■ **What you have to do**: Write out the entire listing below exactly, with the pictures left out.

------------------------------------------------

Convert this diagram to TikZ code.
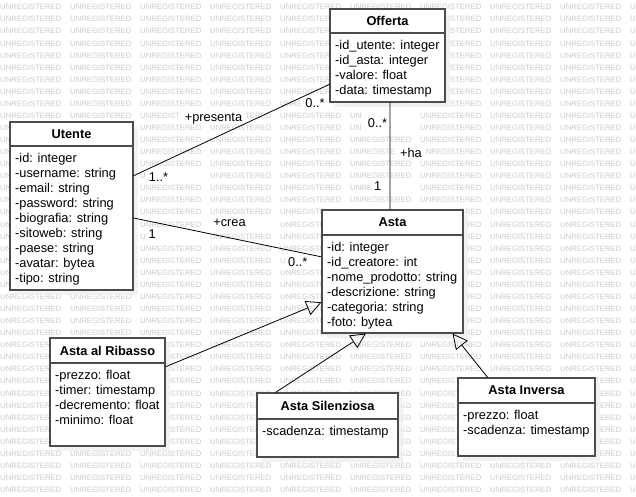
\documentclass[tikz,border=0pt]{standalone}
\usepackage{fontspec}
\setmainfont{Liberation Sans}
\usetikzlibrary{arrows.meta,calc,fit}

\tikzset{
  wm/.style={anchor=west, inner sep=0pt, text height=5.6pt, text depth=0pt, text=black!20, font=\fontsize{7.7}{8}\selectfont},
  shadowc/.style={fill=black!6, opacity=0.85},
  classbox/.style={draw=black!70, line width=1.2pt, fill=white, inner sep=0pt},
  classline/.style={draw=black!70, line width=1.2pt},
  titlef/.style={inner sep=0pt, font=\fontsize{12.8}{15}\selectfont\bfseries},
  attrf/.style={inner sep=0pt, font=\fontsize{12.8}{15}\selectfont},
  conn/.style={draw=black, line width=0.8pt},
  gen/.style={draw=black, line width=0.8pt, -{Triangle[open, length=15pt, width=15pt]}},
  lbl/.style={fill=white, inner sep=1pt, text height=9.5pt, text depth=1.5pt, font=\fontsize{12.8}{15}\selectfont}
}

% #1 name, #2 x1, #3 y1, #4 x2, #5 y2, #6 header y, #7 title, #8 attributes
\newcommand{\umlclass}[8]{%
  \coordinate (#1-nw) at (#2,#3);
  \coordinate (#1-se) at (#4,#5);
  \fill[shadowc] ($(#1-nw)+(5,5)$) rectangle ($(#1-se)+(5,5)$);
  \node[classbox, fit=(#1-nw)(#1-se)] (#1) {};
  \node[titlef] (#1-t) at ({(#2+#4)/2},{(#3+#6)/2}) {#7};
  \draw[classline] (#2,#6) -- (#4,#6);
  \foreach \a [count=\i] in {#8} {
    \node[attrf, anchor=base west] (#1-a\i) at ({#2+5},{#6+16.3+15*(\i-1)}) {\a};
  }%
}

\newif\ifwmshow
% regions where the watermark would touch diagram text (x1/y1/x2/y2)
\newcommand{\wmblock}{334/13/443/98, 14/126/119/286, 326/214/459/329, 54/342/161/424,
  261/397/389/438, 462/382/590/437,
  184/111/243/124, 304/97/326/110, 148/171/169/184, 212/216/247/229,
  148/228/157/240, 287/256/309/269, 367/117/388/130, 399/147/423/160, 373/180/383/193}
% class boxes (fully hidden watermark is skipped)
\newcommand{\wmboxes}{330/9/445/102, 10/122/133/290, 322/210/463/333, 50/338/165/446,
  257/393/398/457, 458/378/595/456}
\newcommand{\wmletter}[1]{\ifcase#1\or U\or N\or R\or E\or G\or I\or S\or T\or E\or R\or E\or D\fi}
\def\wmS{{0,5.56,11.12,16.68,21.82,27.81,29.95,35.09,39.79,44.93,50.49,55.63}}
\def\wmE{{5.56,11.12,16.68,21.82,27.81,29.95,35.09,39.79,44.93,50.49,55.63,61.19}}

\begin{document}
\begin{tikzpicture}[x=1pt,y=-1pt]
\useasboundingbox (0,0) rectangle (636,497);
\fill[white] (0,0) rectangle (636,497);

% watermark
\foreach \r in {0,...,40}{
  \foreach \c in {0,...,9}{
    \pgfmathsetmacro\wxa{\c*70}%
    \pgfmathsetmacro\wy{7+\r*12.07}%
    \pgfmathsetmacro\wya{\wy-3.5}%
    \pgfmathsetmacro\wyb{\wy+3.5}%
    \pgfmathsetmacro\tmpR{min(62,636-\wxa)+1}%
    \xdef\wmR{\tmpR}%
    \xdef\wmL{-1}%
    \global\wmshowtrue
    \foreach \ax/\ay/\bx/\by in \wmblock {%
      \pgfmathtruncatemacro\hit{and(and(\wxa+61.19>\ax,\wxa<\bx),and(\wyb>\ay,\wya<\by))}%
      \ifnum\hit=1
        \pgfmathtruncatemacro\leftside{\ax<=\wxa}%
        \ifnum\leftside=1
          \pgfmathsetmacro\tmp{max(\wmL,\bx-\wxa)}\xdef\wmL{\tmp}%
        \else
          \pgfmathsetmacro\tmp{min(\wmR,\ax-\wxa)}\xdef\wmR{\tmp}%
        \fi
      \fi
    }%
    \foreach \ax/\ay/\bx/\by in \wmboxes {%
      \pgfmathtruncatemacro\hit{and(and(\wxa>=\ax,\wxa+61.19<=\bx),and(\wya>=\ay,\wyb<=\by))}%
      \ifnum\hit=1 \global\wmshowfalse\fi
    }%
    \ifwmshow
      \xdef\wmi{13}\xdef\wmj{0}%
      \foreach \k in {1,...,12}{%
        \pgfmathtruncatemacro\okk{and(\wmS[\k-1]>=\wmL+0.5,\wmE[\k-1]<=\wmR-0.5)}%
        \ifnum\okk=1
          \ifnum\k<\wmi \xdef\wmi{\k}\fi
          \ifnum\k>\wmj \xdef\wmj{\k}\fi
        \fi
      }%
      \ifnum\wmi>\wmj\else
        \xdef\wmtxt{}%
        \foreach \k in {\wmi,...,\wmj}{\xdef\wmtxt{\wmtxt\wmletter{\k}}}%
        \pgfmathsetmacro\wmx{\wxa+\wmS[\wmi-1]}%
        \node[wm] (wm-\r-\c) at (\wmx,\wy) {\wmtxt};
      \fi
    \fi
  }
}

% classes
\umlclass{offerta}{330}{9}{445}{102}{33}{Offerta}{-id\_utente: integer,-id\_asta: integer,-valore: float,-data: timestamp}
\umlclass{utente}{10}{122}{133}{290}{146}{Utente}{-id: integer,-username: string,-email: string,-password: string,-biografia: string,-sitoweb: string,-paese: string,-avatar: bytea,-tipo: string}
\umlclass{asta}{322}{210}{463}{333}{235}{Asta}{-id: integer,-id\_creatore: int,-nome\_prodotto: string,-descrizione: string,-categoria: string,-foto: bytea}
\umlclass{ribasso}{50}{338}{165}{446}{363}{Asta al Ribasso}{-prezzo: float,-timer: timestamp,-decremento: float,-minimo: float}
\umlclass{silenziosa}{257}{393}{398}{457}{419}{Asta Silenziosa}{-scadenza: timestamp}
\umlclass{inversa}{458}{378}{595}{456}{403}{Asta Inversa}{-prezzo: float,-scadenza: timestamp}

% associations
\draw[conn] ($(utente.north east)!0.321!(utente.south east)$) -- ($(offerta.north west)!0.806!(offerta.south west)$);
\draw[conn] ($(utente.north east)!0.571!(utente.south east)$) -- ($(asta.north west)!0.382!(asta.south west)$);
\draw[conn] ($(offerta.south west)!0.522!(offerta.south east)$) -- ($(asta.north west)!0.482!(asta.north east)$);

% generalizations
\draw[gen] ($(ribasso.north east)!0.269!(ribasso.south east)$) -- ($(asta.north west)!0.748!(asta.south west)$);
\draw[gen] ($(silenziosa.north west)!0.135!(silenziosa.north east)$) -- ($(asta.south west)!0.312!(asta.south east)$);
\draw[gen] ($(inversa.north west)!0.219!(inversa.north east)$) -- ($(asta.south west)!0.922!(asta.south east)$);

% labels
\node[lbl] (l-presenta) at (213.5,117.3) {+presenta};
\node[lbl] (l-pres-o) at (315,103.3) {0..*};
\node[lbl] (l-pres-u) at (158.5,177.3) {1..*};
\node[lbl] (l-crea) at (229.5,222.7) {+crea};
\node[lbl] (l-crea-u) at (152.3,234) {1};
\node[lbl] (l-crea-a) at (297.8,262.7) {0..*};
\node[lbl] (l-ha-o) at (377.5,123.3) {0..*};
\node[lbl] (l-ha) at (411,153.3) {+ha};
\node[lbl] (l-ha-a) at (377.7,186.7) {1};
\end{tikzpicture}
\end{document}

------------------------------------------------

■ **The solution**:
Convert this diagram to TikZ code.
\documentclass[tikz,border=0pt]{standalone}
\usepackage{fontspec}
\setmainfont{Liberation Sans}
\usetikzlibrary{arrows.meta,calc,fit}

\tikzset{
  wm/.style={anchor=west, inner sep=0pt, text height=5.6pt, text depth=0pt, text=black!20, font=\fontsize{7.7}{8}\selectfont},
  shadowc/.style={fill=black!6, opacity=0.85},
  classbox/.style={draw=black!70, line width=1.2pt, fill=white, inner sep=0pt},
  classline/.style={draw=black!70, line width=1.2pt},
  titlef/.style={inner sep=0pt, font=\fontsize{12.8}{15}\selectfont\bfseries},
  attrf/.style={inner sep=0pt, font=\fontsize{12.8}{15}\selectfont},
  conn/.style={draw=black, line width=0.8pt},
  gen/.style={draw=black, line width=0.8pt, -{Triangle[open, length=15pt, width=15pt]}},
  lbl/.style={fill=white, inner sep=1pt, text height=9.5pt, text depth=1.5pt, font=\fontsize{12.8}{15}\selectfont}
}

% #1 name, #2 x1, #3 y1, #4 x2, #5 y2, #6 header y, #7 title, #8 attributes
\newcommand{\umlclass}[8]{%
  \coordinate (#1-nw) at (#2,#3);
  \coordinate (#1-se) at (#4,#5);
  \fill[shadowc] ($(#1-nw)+(5,5)$) rectangle ($(#1-se)+(5,5)$);
  \node[classbox, fit=(#1-nw)(#1-se)] (#1) {};
  \node[titlef] (#1-t) at ({(#2+#4)/2},{(#3+#6)/2}) {#7};
  \draw[classline] (#2,#6) -- (#4,#6);
  \foreach \a [count=\i] in {#8} {
    \node[attrf, anchor=base west] (#1-a\i) at ({#2+5},{#6+16.3+15*(\i-1)}) {\a};
  }%
}

\newif\ifwmshow
% regions where the watermark would touch diagram text (x1/y1/x2/y2)
\newcommand{\wmblock}{334/13/443/98, 14/126/119/286, 326/214/459/329, 54/342/161/424,
  261/397/389/438, 462/382/590/437,
  184/111/243/124, 304/97/326/110, 148/171/169/184, 212/216/247/229,
  148/228/157/240, 287/256/309/269, 367/117/388/130, 399/147/423/160, 373/180/383/193}
% class boxes (fully hidden watermark is skipped)
\newcommand{\wmboxes}{330/9/445/102, 10/122/133/290, 322/210/463/333, 50/338/165/446,
  257/393/398/457, 458/378/595/456}
\newcommand{\wmletter}[1]{\ifcase#1\or U\or N\or R\or E\or G\or I\or S\or T\or E\or R\or E\or D\fi}
\def\wmS{{0,5.56,11.12,16.68,21.82,27.81,29.95,35.09,39.79,44.93,50.49,55.63}}
\def\wmE{{5.56,11.12,16.68,21.82,27.81,29.95,35.09,39.79,44.93,50.49,55.63,61.19}}

\begin{document}
\begin{tikzpicture}[x=1pt,y=-1pt]
\useasboundingbox (0,0) rectangle (636,497);
\fill[white] (0,0) rectangle (636,497);

% watermark
\foreach \r in {0,...,40}{
  \foreach \c in {0,...,9}{
    \pgfmathsetmacro\wxa{\c*70}%
    \pgfmathsetmacro\wy{7+\r*12.07}%
    \pgfmathsetmacro\wya{\wy-3.5}%
    \pgfmathsetmacro\wyb{\wy+3.5}%
    \pgfmathsetmacro\tmpR{min(62,636-\wxa)+1}%
    \xdef\wmR{\tmpR}%
    \xdef\wmL{-1}%
    \global\wmshowtrue
    \foreach \ax/\ay/\bx/\by in \wmblock {%
      \pgfmathtruncatemacro\hit{and(and(\wxa+61.19>\ax,\wxa<\bx),and(\wyb>\ay,\wya<\by))}%
      \ifnum\hit=1
        \pgfmathtruncatemacro\leftside{\ax<=\wxa}%
        \ifnum\leftside=1
          \pgfmathsetmacro\tmp{max(\wmL,\bx-\wxa)}\xdef\wmL{\tmp}%
        \else
          \pgfmathsetmacro\tmp{min(\wmR,\ax-\wxa)}\xdef\wmR{\tmp}%
        \fi
      \fi
    }%
    \foreach \ax/\ay/\bx/\by in \wmboxes {%
      \pgfmathtruncatemacro\hit{and(and(\wxa>=\ax,\wxa+61.19<=\bx),and(\wya>=\ay,\wyb<=\by))}%
      \ifnum\hit=1 \global\wmshowfalse\fi
    }%
    \ifwmshow
      \xdef\wmi{13}\xdef\wmj{0}%
      \foreach \k in {1,...,12}{%
        \pgfmathtruncatemacro\okk{and(\wmS[\k-1]>=\wmL+0.5,\wmE[\k-1]<=\wmR-0.5)}%
        \ifnum\okk=1
          \ifnum\k<\wmi \xdef\wmi{\k}\fi
          \ifnum\k>\wmj \xdef\wmj{\k}\fi
        \fi
      }%
      \ifnum\wmi>\wmj\else
        \xdef\wmtxt{}%
        \foreach \k in {\wmi,...,\wmj}{\xdef\wmtxt{\wmtxt\wmletter{\k}}}%
        \pgfmathsetmacro\wmx{\wxa+\wmS[\wmi-1]}%
        \node[wm] (wm-\r-\c) at (\wmx,\wy) {\wmtxt};
      \fi
    \fi
  }
}

% classes
\umlclass{offerta}{330}{9}{445}{102}{33}{Offerta}{-id\_utente: integer,-id\_asta: integer,-valore: float,-data: timestamp}
\umlclass{utente}{10}{122}{133}{290}{146}{Utente}{-id: integer,-username: string,-email: string,-password: string,-biografia: string,-sitoweb: string,-paese: string,-avatar: bytea,-tipo: string}
\umlclass{asta}{322}{210}{463}{333}{235}{Asta}{-id: integer,-id\_creatore: int,-nome\_prodotto: string,-descrizione: string,-categoria: string,-foto: bytea}
\umlclass{ribasso}{50}{338}{165}{446}{363}{Asta al Ribasso}{-prezzo: float,-timer: timestamp,-decremento: float,-minimo: float}
\umlclass{silenziosa}{257}{393}{398}{457}{419}{Asta Silenziosa}{-scadenza: timestamp}
\umlclass{inversa}{458}{378}{595}{456}{403}{Asta Inversa}{-prezzo: float,-scadenza: timestamp}

% associations
\draw[conn] ($(utente.north east)!0.321!(utente.south east)$) -- ($(offerta.north west)!0.806!(offerta.south west)$);
\draw[conn] ($(utente.north east)!0.571!(utente.south east)$) -- ($(asta.north west)!0.382!(asta.south west)$);
\draw[conn] ($(offerta.south west)!0.522!(offerta.south east)$) -- ($(asta.north west)!0.482!(asta.north east)$);

% generalizations
\draw[gen] ($(ribasso.north east)!0.269!(ribasso.south east)$) -- ($(asta.north west)!0.748!(asta.south west)$);
\draw[gen] ($(silenziosa.north west)!0.135!(silenziosa.north east)$) -- ($(asta.south west)!0.312!(asta.south east)$);
\draw[gen] ($(inversa.north west)!0.219!(inversa.north east)$) -- ($(asta.south west)!0.922!(asta.south east)$);

% labels
\node[lbl] (l-presenta) at (213.5,117.3) {+presenta};
\node[lbl] (l-pres-o) at (315,103.3) {0..*};
\node[lbl] (l-pres-u) at (158.5,177.3) {1..*};
\node[lbl] (l-crea) at (229.5,222.7) {+crea};
\node[lbl] (l-crea-u) at (152.3,234) {1};
\node[lbl] (l-crea-a) at (297.8,262.7) {0..*};
\node[lbl] (l-ha-o) at (377.5,123.3) {0..*};
\node[lbl] (l-ha) at (411,153.3) {+ha};
\node[lbl] (l-ha-a) at (377.7,186.7) {1};
\end{tikzpicture}
\end{document}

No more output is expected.